● **Problem details**
Every line of the material is to be quoted verbatim, minus the pictures.

:::

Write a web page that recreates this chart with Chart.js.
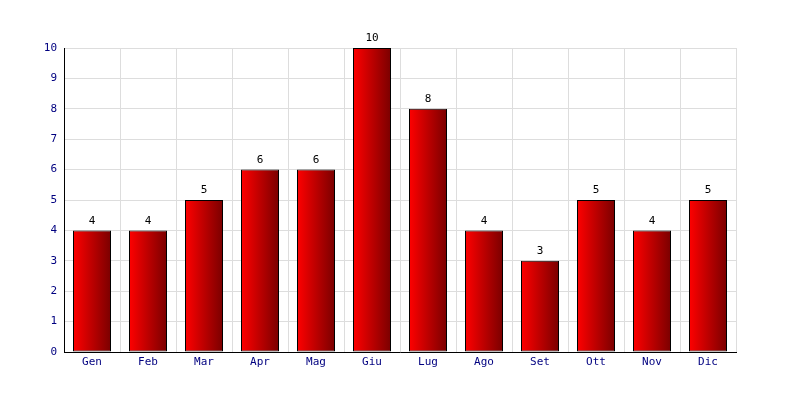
<!DOCTYPE html>
<html><head><meta charset="utf-8">
<script src="https://cdn.jsdelivr.net/npm/chart.js@4"></script>
<style>html,body{margin:0;padding:0;background:#fff}#wrap{width:800px;height:400px}</style>
</head><body><div id="wrap"><canvas id="c" width="800" height="400"></canvas></div>
<script>
const categories = ['Gen','Feb','Mar','Apr','Mag','Giu','Lug','Ago','Set','Ott','Nov','Dic'];
const values = [4,4,5,6,6,10,8,4,3,5,4,5];
const yTicks = [0,1,2,3,4,5,6,7,8,9,10];

const FONT = 'DejaVu Sans Mono';
const FSIZE = 11;
const BAR_PCT = 38 / 56;

function barGradient(context) {
  const chart = context.chart;
  const xs = chart.scales && chart.scales.x;
  if (!xs || context.dataIndex === undefined) return '#c00000';
  const cx = xs.getPixelForValue(context.dataIndex);
  const w = (xs.width / categories.length) * BAR_PCT;
  if (!isFinite(cx) || !isFinite(w) || w <= 0) return '#c00000';
  const g = chart.ctx.createLinearGradient(cx - w / 2, 0, cx + w / 2, 0);
  g.addColorStop(0, '#ff0000');
  g.addColorStop(1, '#7a0000');
  return g;
}

const labelPlugin = {
  id: 'vlabels',
  afterDatasetsDraw(chart) {
    const ctx = chart.ctx;
    ctx.save();
    ctx.font = FSIZE + 'px ' + FONT;
    ctx.fillStyle = '#000';
    ctx.textAlign = 'center';
    ctx.textBaseline = 'bottom';
    chart.getDatasetMeta(0).data.forEach((bar, i) => {
      ctx.fillText(String(values[i]), Math.round(bar.x), bar.y - 4);
    });
    ctx.restore();
  }
};

new Chart(document.getElementById('c'), {
  type: 'bar',
  data: {
    labels: categories,
    datasets: [{
      data: values,
      backgroundColor: barGradient,
      borderColor: '#000',
      borderWidth: 1,
      borderSkipped: false,
      barPercentage: BAR_PCT,
      categoryPercentage: 1
    }]
  },
  options: {
    responsive: false,
    animation: false,
    devicePixelRatio: 1,
    layout: { padding: { left: 0, right: 64, top: 48, bottom: 0 } },
    plugins: { legend: { display: false }, tooltip: { enabled: false } },
    scales: {
      x: {
        grid: { color: '#dddddd', drawTicks: false, offset: true },
        border: { color: '#000', width: 1 },
        ticks: { color: '#000080', font: { family: FONT, size: FSIZE }, padding: 4 },
        afterFit(s) { s.height = 48; }
      },
      y: {
        min: 0, max: 10,
        afterBuildTicks(s) { s.ticks = yTicks.map(v => ({ value: v })); },
        grid: { color: '#dddddd', drawTicks: false },
        border: { color: '#000', width: 1 },
        ticks: { color: '#000080', font: { family: FONT, size: FSIZE }, padding: 7 },
        afterFit(s) { s.width = 64; }
      }
    }
  },
  plugins: [labelPlugin]
});
</script>
</body></html>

:::

● **Task result**
Write a web page that recreates this chart with Chart.js.
<!DOCTYPE html>
<html><head><meta charset="utf-8">
<script src="https://cdn.jsdelivr.net/npm/chart.js@4"></script>
<style>html,body{margin:0;padding:0;background:#fff}#wrap{width:800px;height:400px}</style>
</head><body><div id="wrap"><canvas id="c" width="800" height="400"></canvas></div>
<script>
const categories = ['Gen','Feb','Mar','Apr','Mag','Giu','Lug','Ago','Set','Ott','Nov','Dic'];
const values = [4,4,5,6,6,10,8,4,3,5,4,5];
const yTicks = [0,1,2,3,4,5,6,7,8,9,10];

const FONT = 'DejaVu Sans Mono';
const FSIZE = 11;
const BAR_PCT = 38 / 56;

function barGradient(context) {
  const chart = context.chart;
  const xs = chart.scales && chart.scales.x;
  if (!xs || context.dataIndex === undefined) return '#c00000';
  const cx = xs.getPixelForValue(context.dataIndex);
  const w = (xs.width / categories.length) * BAR_PCT;
  if (!isFinite(cx) || !isFinite(w) || w <= 0) return '#c00000';
  const g = chart.ctx.createLinearGradient(cx - w / 2, 0, cx + w / 2, 0);
  g.addColorStop(0, '#ff0000');
  g.addColorStop(1, '#7a0000');
  return g;
}

const labelPlugin = {
  id: 'vlabels',
  afterDatasetsDraw(chart) {
    const ctx = chart.ctx;
    ctx.save();
    ctx.font = FSIZE + 'px ' + FONT;
    ctx.fillStyle = '#000';
    ctx.textAlign = 'center';
    ctx.textBaseline = 'bottom';
    chart.getDatasetMeta(0).data.forEach((bar, i) => {
      ctx.fillText(String(values[i]), Math.round(bar.x), bar.y - 4);
    });
    ctx.restore();
  }
};

new Chart(document.getElementById('c'), {
  type: 'bar',
  data: {
    labels: categories,
    datasets: [{
      data: values,
      backgroundColor: barGradient,
      borderColor: '#000',
      borderWidth: 1,
      borderSkipped: false,
      barPercentage: BAR_PCT,
      categoryPercentage: 1
    }]
  },
  options: {
    responsive: false,
    animation: false,
    devicePixelRatio: 1,
    layout: { padding: { left: 0, right: 64, top: 48, bottom: 0 } },
    plugins: { legend: { display: false }, tooltip: { enabled: false } },
    scales: {
      x: {
        grid: { color: '#dddddd', drawTicks: false, offset: true },
        border: { color: '#000', width: 1 },
        ticks: { color: '#000080', font: { family: FONT, size: FSIZE }, padding: 4 },
        afterFit(s) { s.height = 48; }
      },
      y: {
        min: 0, max: 10,
        afterBuildTicks(s) { s.ticks = yTicks.map(v => ({ value: v })); },
        grid: { color: '#dddddd', drawTicks: false },
        border: { color: '#000', width: 1 },
        ticks: { color: '#000080', font: { family: FONT, size: FSIZE }, padding: 7 },
        afterFit(s) { s.width = 64; }
      }
    }
  },
  plugins: [labelPlugin]
});
</script>
</body></html>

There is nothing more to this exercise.